*Collected data:*
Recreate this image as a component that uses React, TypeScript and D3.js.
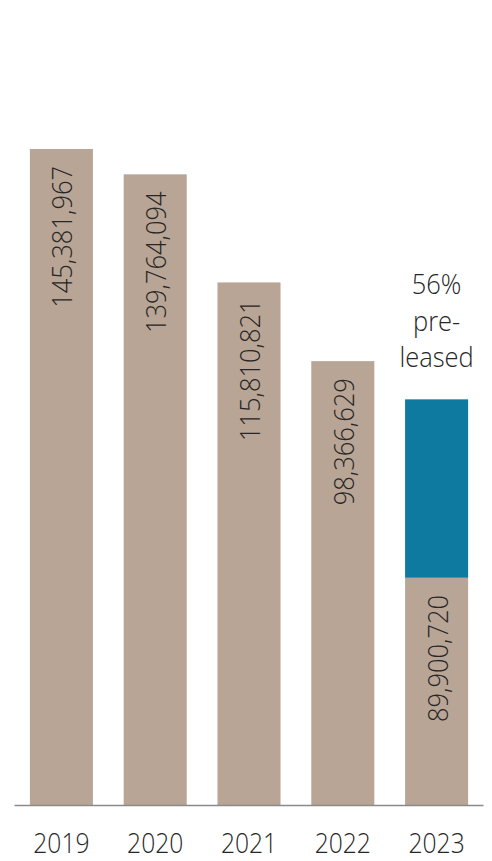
import React from "react";
import * as d3 from "d3";

const years = ["2019", "2020", "2021", "2022", "2023"];
const values = [145381967, 139764094, 115810821, 98366629, 89900720];
const preleasedYear = "2023";
const preleasedShare = 0.56;
const preleasedLabel = ["56%", "pre-", "leased"];

const W = 492;
const H = 861;
const baseY = 805;
const topY = 149;
const FONT = "'Open Sans', sans-serif";
const GRAY = "#b8a595";
const BLUE = "#0f7aa0";
const TEXT = "#262626";
const textStyle: React.CSSProperties = { fontStretch: "90%" };
const SQ = 0.91;
const SQ_YEAR = 0.88;

export default function App() {
  const x = d3.scaleBand<string>().domain(years).range([14.5, 483.5]).paddingInner(0.328).paddingOuter(0.164);
  const y = d3.scaleLinear().domain([0, d3.max(values) as number]).range([baseY, topY]);
  const fmt = d3.format(",");

  return (
    <svg width={W} height={H} style={{ position: "absolute", left: 0, top: 0 }} fontFamily={FONT}>
      {years.map((yr, i) => {
        const v = values[i];
        const bx = x(yr) as number;
        const bw = x.bandwidth();
        const cx = bx + bw / 2;
        const isPre = yr === preleasedYear;
        const grayVal = isPre ? v * preleasedShare : v;
        const grayTop = y(grayVal);
        const labelY = grayTop + 17;
        return (
          <g key={yr}>
            {isPre && (
              <rect x={bx} y={y(v)} width={bw} height={grayTop - y(v)} fill={BLUE} />
            )}
            <rect x={bx} y={grayTop} width={bw} height={baseY - grayTop} fill={GRAY} />
            <text
              transform={`translate(${cx},${labelY}) rotate(-90) scale(${SQ},1)`}
              textAnchor="end"
              dy={11}
              fontSize={28}
              fontWeight={300}
              fill={TEXT}
              style={textStyle}
            >
              {fmt(v)}
            </text>
            {isPre &&
              preleasedLabel.map((t, j) => (
                <text
                  key={j}
                  transform={`translate(${cx},${y(v) - 105 + j * 36.5}) scale(${SQ},1)`}
                  textAnchor="middle"
                  fontSize={28}
                  fontWeight={300}
                  fill={TEXT}
                  style={textStyle}
                >
                  {t}
                </text>
              ))}
            <text
              transform={`translate(${cx},853) scale(${SQ_YEAR},1)`}
              textAnchor="middle"
              fontSize={28}
              fontWeight={300}
              fill={TEXT}
              style={textStyle}
            >
              {yr}
            </text>
          </g>
        );
      })}
      <line x1={x.range()[0]} x2={x.range()[1]} y1={baseY + 0.5} y2={baseY + 0.5} stroke="#8a8a8a" strokeWidth={1.5} />
    </svg>
  );
}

*Required work:* Return, unchanged, the lines from the first line of the material through the line that holds "import * as", inclusive, omitting pictures.

*Correct response:*
Recreate this image as a component that uses React, TypeScript and D3.js.
import React from "react";
import * as d3 from "d3";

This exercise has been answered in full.